Creditemos a Vinterberg a capacidade de criar certa tensão a respeito do destino de Martin –até onde ele embarcará nessa viagem, já que visivelmente o aumento das doses começa a provocar alterações bem menos desejáveis do que aquelas do início. A solução disso é o que veremos na segunda parte do filme.

Digamos, sem revelar o final, que Vinterberg se mantém distante da abordagem moralista da bebida que marcou o cinema americano durante certo tempo. Sua questão parece ser outra, recorrente em seus filmes. Quem somos nós, os humanos? Em “Druk”, a presença ou ausência de bebida na vida das pessoas parece assinalar uma dupla natureza no humano. O álcool, ou qualquer outra substância pode nos transformar. Não importa se a mudança é para melhor ou pior, o importante é que exista.

O homem sofre de uma fragilidade essencial, que não diz respeito à psicologia, portanto ao individual, nem à sociedade (estamos na paradisíaca Dinamarca, não esquecer), mas a sua própria constituição neurológica.

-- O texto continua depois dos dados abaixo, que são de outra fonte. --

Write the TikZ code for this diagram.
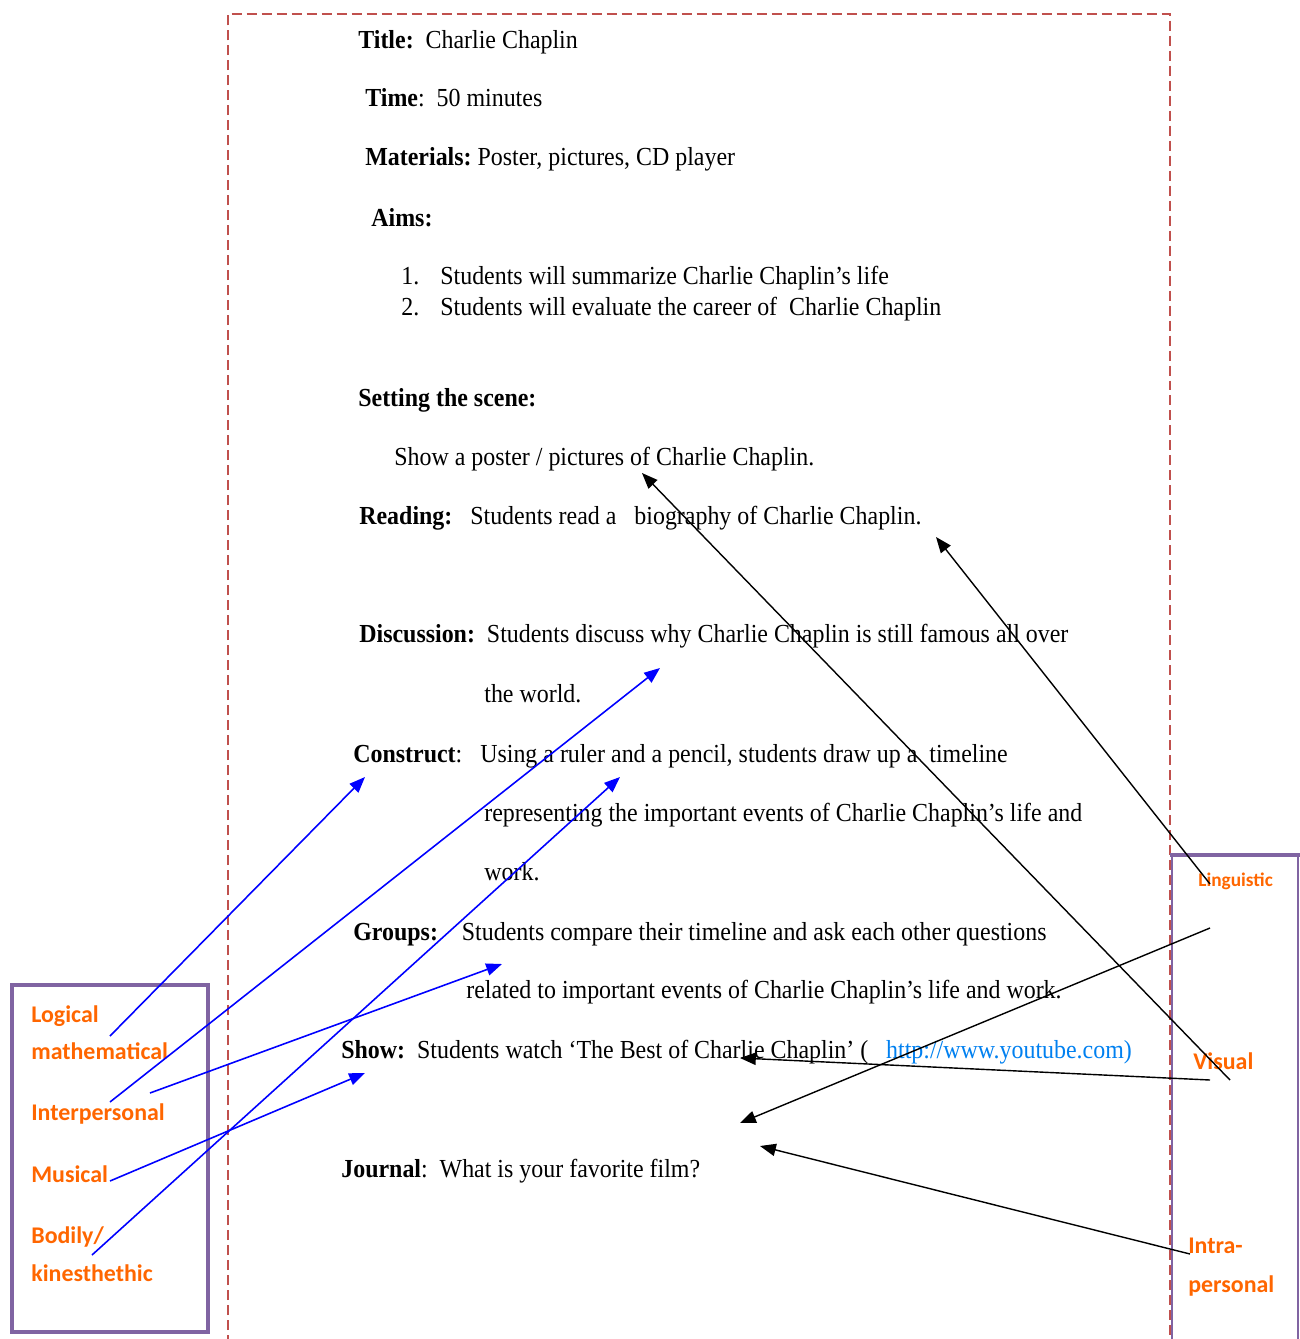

Teria isso algo a ver com as lamentáveis reações dos cidadãos que em “A Caça”, por exemplo, viravam as costas aos fatos para condenar um professor acusado injustamente de molestar uma criança? Estamos na circunstância oposta, mas a fragilidade é a mesma. Talvez com uns goles a mais aqueles bons cidadãos fossem capazes de pôr a verdade acima de suas convicções e, sobretudo, do desejo de causar dano a outra pessoa. Mas, se tomassem esses goles a mais, aonde iriam parar?

É uma questão, sem dúvida. Mas vamos convir que o humano propõe outras mais urgentes. A vantagem dessa que o autor propõe é proporcionar algum sensacionalismo, o que sempre é bom para chamar a atenção, mas não tão mais do que isso.